I was wondering if there are any truly worthwhile upland game DVDs available, not just pheasant either. We have a tidal wave of waterfowl films on the market, some actually quite good. I am not talking the cheesy "how to" videos most of us have seen, but good entertainment with some good info mixed in. I have a very old VHS tape of "Upland Game Bird Bonanza" and "Wild Ringneck Bonanza" from Tom Miranda Outdoors. These were filmed back when I graduated high school in 1990 and unfortunately may be the high water mark for such films. I hope not, but other than Tom Huggler's trilogy, I have found nothing. I tried an internet search and was greated to a few outfitter ads and had my doubts. I just contacted Tom Miranda's site to see if a DVD copy of his old films may be available since my taped footage is about done for. I am not holding my breath on that one, we were both lanky kids when that was filmed. If the footage still exists, there is hope that a DVD might be produced from it. Maybe if enough requests come in. They really were good videos, especially for their time.
Back to the original query, is there anything else out there?
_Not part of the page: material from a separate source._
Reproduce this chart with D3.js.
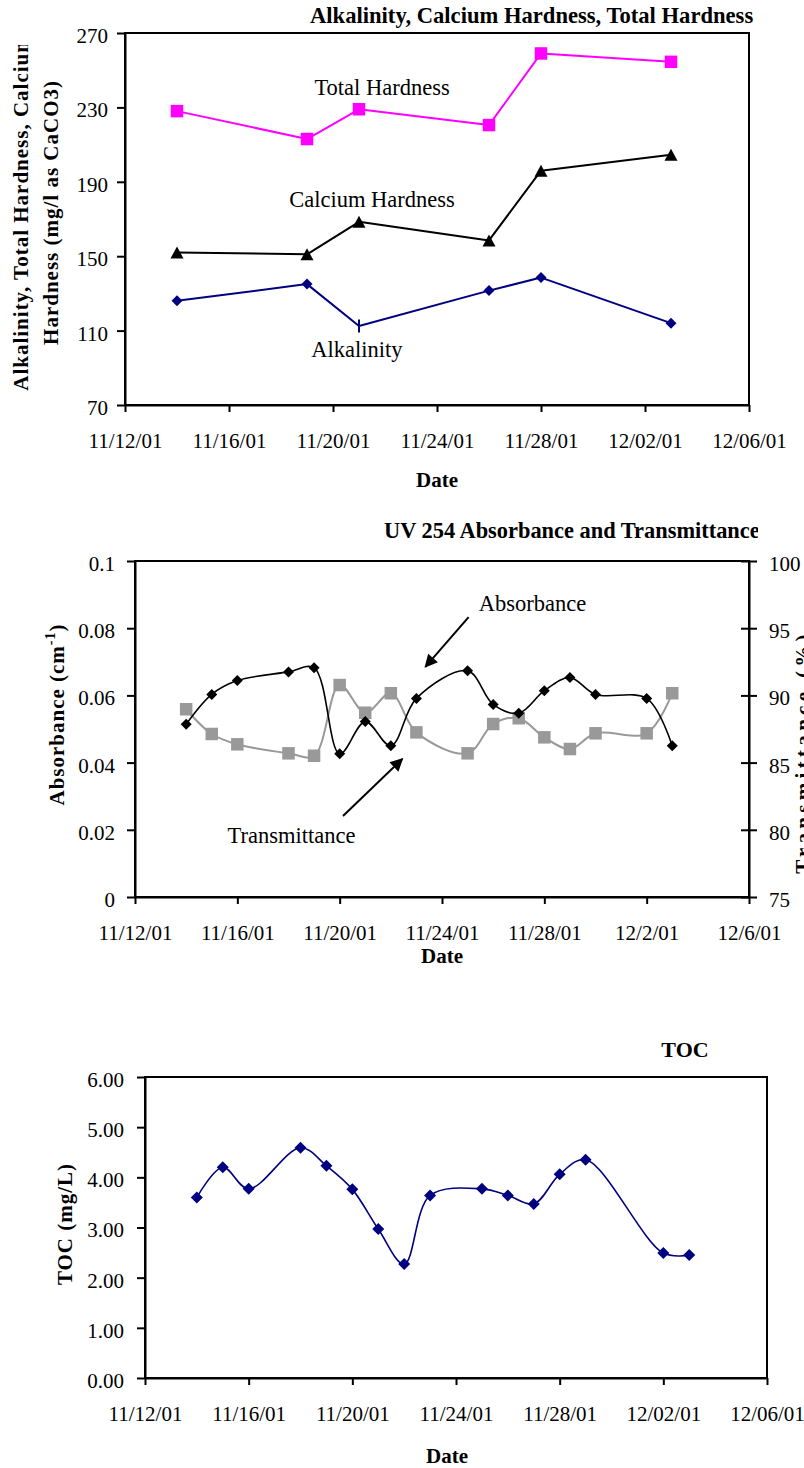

There seems to be a serious void in the market.


----------



## uplandgameadventures (Aug 10, 2010)

http://preview.tinyurl.com/9ohjk3d - Pheasant Hunting With Tom Huggler

http://preview.tinyurl.com/9e87lrj - Here's a bigger list of Pheasant Hunting DVD's

Hope this works


----------



## kingcanada (Sep 19, 2009)

I have seen the old Grits video and have Tom's stuff. Thanks for the response. There doesn't seem to be any modern films on the market. I know that there are some TV shows that show some upland hunts, but by time you get through the advertisements, the "bull session", and the host's plugs for his sponsors; there aren't very many minutes of hunting. It would take a great many episodes of hunting footage to make a decent DVD. The fact that people are still buying 20-30 year old videos shows that a market is available.


----------